Cada día es menor la esperanza de que esta guerra sucia sea responsabilidad exclusiva de quienes la llevan a cabo. Todo induce a creer que estamos ante una política de Estado. Primero, hay que ver la magnitud y la composición del ejército atacante: todo el gigantesco y poderoso aparato mediático, funcionarios de todos los niveles y de todos los partidos, representantes populares (incluidos los de “izquierda”, que no sienten rubor de repetir como papagayos la lección de sus maestros panistas), jefes de organizaciones y partidos de todos los colores, organismos y líderes empresariales. No hay duda: se trata de una fuerza inmensa y realmente poderosa, como no puede haber otra en este país. Luego, hay que notar la total coincidencia en los argumentos (no en los epítetos, acusaciones y amenazas ya dichos): todos afirman estar en favor del derecho a la manifestación pública, pero, eso sí, “sin lesionar intereses de terceros” (¿?); todos declaran que las demandas “son atendibles”, y hasta puede que “correctas y justas”, pero que la “algarada” y la “toma de calles” no es el camino correcto, sino que “deben privilegiarse el diálogo y los acuerdos”. Para muchos, todo esto puede sonar lógico y “razonable”; pero si le acercamos la lupa, en seguida se ve que hay formulaciones incompletas, planteamientos unilaterales y olvido intencional del desarrollo previo del problema. Es correcto defender el derecho de los ciudadanos al libre tránsito y también llamar a los manifestantes a respetar ese derecho; pero si el razonamiento se queda hasta aquí, si no se completa precisando cómo deben y pueden marchar los inconformes sin obstruir vialidades, todo se convierte en un sofisma burdo para justificar la represión contra toda queja y toda protesta pública.

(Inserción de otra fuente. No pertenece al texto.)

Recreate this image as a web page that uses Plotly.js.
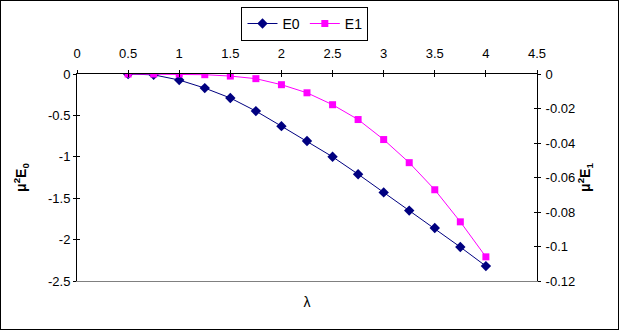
<!DOCTYPE html>
<html>
<head>
<meta charset="utf-8">
<script src="https://cdn.plot.ly/plotly-3.0.1.min.js"></script>
<style>
html,body{margin:0;padding:0;background:#fff;}
#chart{width:617px;height:328px;border:1px solid #000;}
</style>
</head>
<body>
<div id="chart"></div>
<script>
// Data
const lambda = [0.5, 0.75, 1, 1.25, 1.5, 1.75, 2, 2.25, 2.5, 2.75, 3, 3.25, 3.5, 3.75, 4];
const E0 = [0, -0.01, -0.073, -0.17, -0.29, -0.448, -0.63, -0.81, -1.0, -1.21, -1.43, -1.65, -1.86, -2.09, -2.32];
const E1 = [0, 0, 0, -0.0004, -0.0012, -0.0027, -0.0062, -0.0109, -0.0178, -0.0264, -0.038, -0.0514, -0.0671, -0.0857, -0.106];

const xTickVals = [0, 0.5, 1, 1.5, 2, 2.5, 3, 3.5, 4, 4.5];
const xTickText = ['0', '0.5', '1', '1.5', '2', '2.5', '3', '3.5', '4', '4.5'];
const y0TickVals = [0, -0.5, -1, -1.5, -2, -2.5];
const y0TickText = ['0', '-0.5', '-1', '-1.5', '-2', '-2.5'];
const y1TickVals = [0, -0.02, -0.04, -0.06, -0.08, -0.1, -0.12];
const y1TickText = ['0', '-0.02', '-0.04', '-0.06', '-0.08', '-0.1', '-0.12'];

const FONT = 'Liberation Sans, Arial, sans-serif';

const traces = [
  {
    x: lambda, y: E0, name: 'E0', type: 'scatter', mode: 'lines+markers',
    xaxis: 'x', yaxis: 'y',
    line: {color: '#000080', width: 1},
    marker: {symbol: 'diamond', size: 8, color: '#000080'}
  },
  {
    x: lambda, y: E1, name: 'E1', type: 'scatter', mode: 'lines+markers',
    xaxis: 'x', yaxis: 'y2',
    line: {color: '#FF00FF', width: 1},
    marker: {symbol: 'square', size: 7, color: '#FF00FF'}
  },
  // empty helper traces so the helper axes (crossing ticks, bottom frame line) get drawn
  {x: [], y: [], xaxis: 'x2', yaxis: 'y3', type: 'scatter', mode: 'none', showlegend: false, hoverinfo: 'skip'},
  {x: [], y: [], xaxis: 'x3', yaxis: 'y4', type: 'scatter', mode: 'none', showlegend: false, hoverinfo: 'skip'},
  {x: [], y: [], xaxis: 'x4', yaxis: 'y', type: 'scatter', mode: 'none', showlegend: false, hoverinfo: 'skip'}
];

const tickFont = {family: FONT, size: 13, color: '#000'};

const layout = {
  width: 617, height: 328,
  margin: {l: 76, r: 81, t: 73, b: 48, autoexpand: false},
  paper_bgcolor: '#fff', plot_bgcolor: '#fff',
  font: {family: FONT, size: 13, color: '#000'},
  showlegend: true,
  legend: {
    orientation: 'h', xref: 'container', yref: 'container',
    x: 0.4927, xanchor: 'center', y: 0.982, yanchor: 'top',
    bordercolor: '#000', borderwidth: 1, bgcolor: '#fff',
    font: {family: FONT, size: 14, color: '#000'},
    itemwidth: 30, tracegroupgap: 0
  },
  // top axis: labels pushed up by a long transparent tick
  xaxis: {
    side: 'top', anchor: 'y', range: [0, 4.5],
    tickmode: 'array', tickvals: xTickVals, ticktext: xTickText,
    ticks: 'outside', ticklen: 10, tickcolor: 'rgba(0,0,0,0)', tickwidth: 1,
    showline: true, linecolor: '#000', linewidth: 1,
    showgrid: false, zeroline: false, tickfont: tickFont
  },
  // visible crossing ticks of the top axis
  xaxis2: {
    overlaying: 'x', side: 'top', anchor: 'y', range: [0, 4.5],
    tickmode: 'array', tickvals: xTickVals,
    ticks: 'inside', ticklen: 3, tickcolor: '#000', tickwidth: 1,
    showticklabels: false, showline: false, showgrid: false, zeroline: false
  },
  xaxis4: {
    overlaying: 'x', side: 'top', anchor: 'y', range: [0, 4.5],
    tickmode: 'array', tickvals: xTickVals,
    ticks: 'outside', ticklen: 3, tickcolor: '#000', tickwidth: 1,
    showticklabels: false, showline: false, showgrid: false, zeroline: false
  },
  xaxis3: {
    overlaying: 'x', side: 'bottom', anchor: 'y', range: [0, 4.5],
    showticklabels: false, ticks: '', showline: true, linecolor: '#808080', linewidth: 1,
    showgrid: false, zeroline: false,
    title: {text: 'λ', font: {family: FONT, size: 14, color: '#000'}, standoff: 16}
  },
  yaxis: {
    anchor: 'x', range: [-2.5, 0],
    tickmode: 'array', tickvals: y0TickVals, ticktext: y0TickText,
    ticks: 'outside', ticklen: 3, tickcolor: '#000', tickwidth: 1,
    showline: true, linecolor: '#000', linewidth: 1,
    showgrid: false, zeroline: false, tickfont: tickFont,
    title: {text: '<b>μ<sup>2</sup>E<sub>0</sub></b>', font: {family: FONT, size: 14, color: '#000'}, standoff: 18}
  },
  yaxis3: {
    overlaying: 'y', anchor: 'x', range: [-2.5, 0], side: 'left',
    tickmode: 'array', tickvals: y0TickVals,
    ticks: 'inside', ticklen: 3, tickcolor: '#000', tickwidth: 1,
    showticklabels: false, showline: false, showgrid: false, zeroline: false
  },
  yaxis2: {
    overlaying: 'y', side: 'right', anchor: 'x', range: [-0.12, 0],
    tickmode: 'array', tickvals: y1TickVals, ticktext: y1TickText,
    ticks: 'outside', ticklen: 3, tickcolor: '#000', tickwidth: 1,
    showline: true, linecolor: '#000', linewidth: 1,
    showgrid: false, zeroline: false, tickfont: tickFont,
    ticklabelstandoff: 2,
    title: {text: '<b>μ<sup>2</sup>E<sub>1</sub></b>', font: {family: FONT, size: 14, color: '#000'}, standoff: 5}
  },
  yaxis4: {
    overlaying: 'y', side: 'right', anchor: 'x', range: [-0.12, 0],
    tickmode: 'array', tickvals: y1TickVals,
    ticks: 'inside', ticklen: 3, tickcolor: '#000', tickwidth: 1,
    showticklabels: false, showline: false, showgrid: false, zeroline: false
  }
};

Plotly.newPlot('chart', traces, layout, {displayModeBar: false, staticPlot: true});
</script>
</body>
</html>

Es correcto que los medios critiquen el “caos vial” y el desorden que provocan las manifestaciones; pero no que los señores periodistas jamás se ocupan de investigar, así sea someramente, la naturaleza de las demandas; tampoco que nunca estudien si son fruto del capricho y la ambición de los líderes, o si nacen de la situación de pobreza y marginación que dice el CONEVAL; ni que nunca indaguen, ni por error, la conducta de los funcionarios encargados de resolverlas, o si son “ilegales” desde este punto de vista. No es creíble que tantas omisiones se deban sólo a incapacidad mental; es más seguro pensar que es algo intencional que busca, de ese modo, satanizar las marchas y a los marchistas. Finalmente, es correcto que los funcionarios, incluso los de muy alto rango, llamen al diálogo y al acuerdo y adviertan que, si ese camino fracasa, “se hará valer el Estado de Derecho”; pero no deberían callar los antecedentes del conflicto si quieren resolver preguntas como ésta: ¿Qué hay que hacer cuando se demuestre, con pruebas irrefutables, que el camino del diálogo y los acuerdos se ha recorrido tres, cuatro, diez veces, y que siempre fracasa por el incumplimiento de la parte oficial? ¿Quién es aquí el culpable del desbordamiento del conflicto? ¿Se le aplicará sin falta el “Estado de Derecho”?  Si no es así, entonces caemos, por tercera vez, en un discurso retórico para encubrir la condena de la protesta pública.